"Homeowner’s insurance is catastrophe insurance. It pays if the house burns down — the kind of thing no one can budget for. It doesn’t cover all costs of maintaining a home; you pay most ownership costs and you comparison shop. If homeowner’s insurance worked like American health insurance, it would not only pay for fires but also cover utility bills, replacing broken appliances, baseballs hit into the window and all the food, drink and paper towels that pass through the kitchen. Certainly, a company could offer an insurance product that covered absolutely every expense of living in a home. But such insurance would be phenomenally expensive and full of ultra-complex rules; the insurer would also acquire an incentive to dream up excuses to deny payment. Just like American health care insurance!"
Easterbrook poses some great points that have clearly been overlooked by Obama and Congress:
The first step would be a standard-price rule…And the standard price must be published to allow comparison shopping.

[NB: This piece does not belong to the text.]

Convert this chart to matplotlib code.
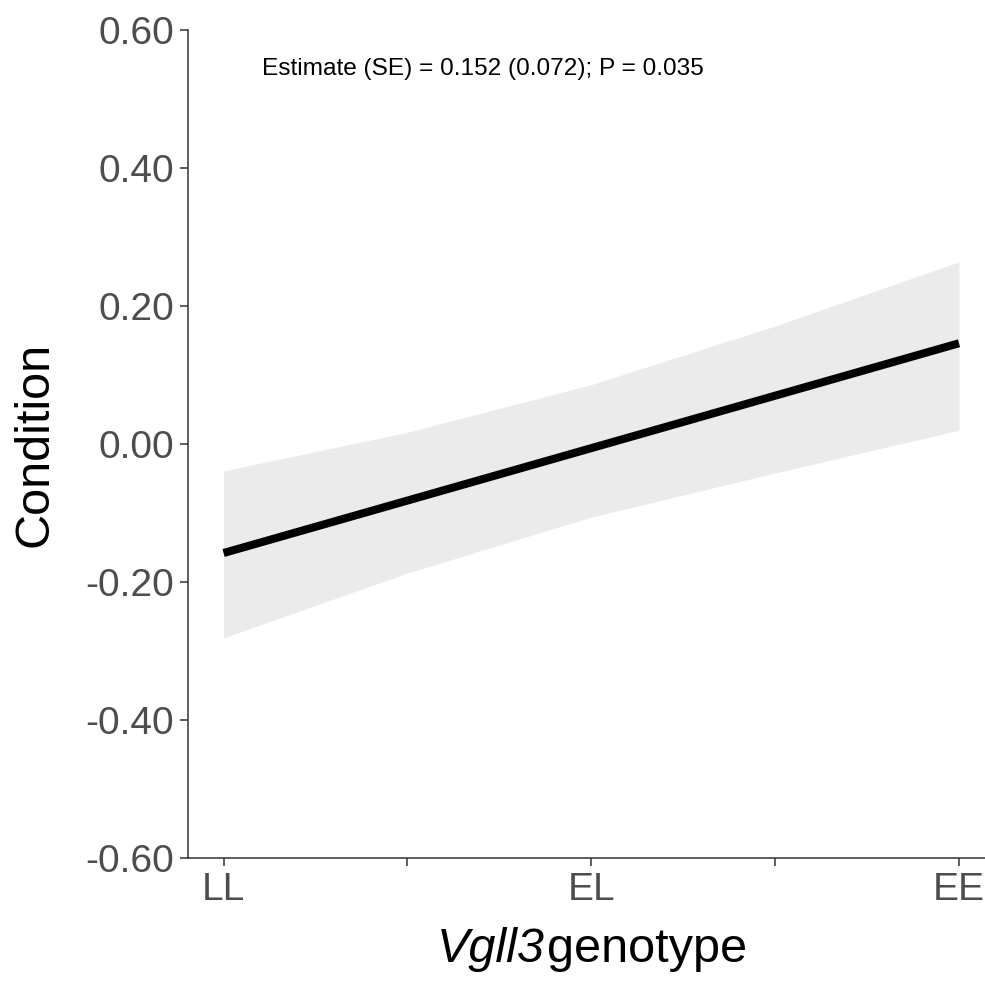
import numpy as np
import matplotlib
matplotlib.use('Agg')
from matplotlib import pyplot as plt

plt.rcParams['font.family'] = ['Liberation Sans', 'DejaVu Sans']

# genotype positions (LL=1, EL=2, EE=3) and fitted values
genotypes = ['LL', 'EL', 'EE']
x_fit = [1.0, 1.5, 2.0, 2.5, 3.0]
y_fit = [-0.158, -0.082, -0.006, 0.070, 0.146]
ci_low = [-0.281, -0.187, -0.106, -0.042, 0.020]
ci_high = [-0.039, 0.017, 0.086, 0.171, 0.264]
y_ticks = [-0.6, -0.4, -0.2, 0.0, 0.2, 0.4, 0.6]
annot = 'Estimate (SE) = 0.152 (0.072); P = 0.035'

fig = plt.figure(figsize=(9.85, 9.81), dpi=100)
ax = fig.add_axes([0.1909, 0.1254, 0.8091, 0.844])

ax.fill_between(x_fit, ci_low, ci_high, color='#EBEBEB', linewidth=0)
ax.plot(x_fit, y_fit, color='black', linewidth=5.8, solid_capstyle='butt')

ax.set_xlim(0.9034, 3.0707)
ax.set_ylim(-0.6, 0.6)

ax.set_xticks([1, 1.5, 2, 2.5, 3])
ax.set_xticklabels([genotypes[0], '', genotypes[1], '', genotypes[2]])
ax.set_yticks(y_ticks)
ax.set_yticklabels(['%.2f' % v for v in y_ticks])

for s in ['top', 'right']:
    ax.spines[s].set_visible(False)
for s in ['left', 'bottom']:
    ax.spines[s].set_color('#333333')
    ax.spines[s].set_linewidth(1.1)

ax.tick_params(axis='both', colors='#333333', length=6, width=1.1,
               labelsize=28, labelcolor='#4D4D4D', pad=4)

ax.set_ylabel('Condition', fontsize=35, color='black', labelpad=20)

# x label: italic gene name followed by plain text
xl_y = 1 - 950 / 981
t1 = fig.text(0, xl_y, 'Vgll3', fontsize=35, style='italic', va='center', ha='left')
t2 = fig.text(0, xl_y, 'genotype', fontsize=35, va='center', ha='left')
r = fig.canvas.get_renderer()
w1 = t1.get_window_extent(r).width / fig.bbox.width
w2 = t2.get_window_extent(r).width / fig.bbox.width
gap = 3 / fig.bbox.width
x0 = 592 / 985 - (w1 + gap + w2) / 2
t1.set_x(x0)
t2.set_x(x0 + w1 + gap)

ax.text(1.706, 0.543, annot, ha='center', va='center', fontsize=17.6, color='black')

fig.savefig('out.png', dpi=100)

Good physicians and hospitals could still distinguish themselves through quality of care; in most of the free market, prices are similar, and quality is the basis of sales appeal.
and
We’ve got to control health care costs or the future doesn’t work. Yet the current health-care reform plan is to add more agencies and regulations.
Adding agencies to hurdle in the bureaucracy only hinders the possibility of healthcare reform. It’s possible to have a complex system with a less complex solution. Politicians just have to be convinced of this fact. Keep in mind, they’re all lawyers. They think in the ways that homeowner’s contracts are written, not in the simple ways of say Gregg Easterbrook, a sportswriter.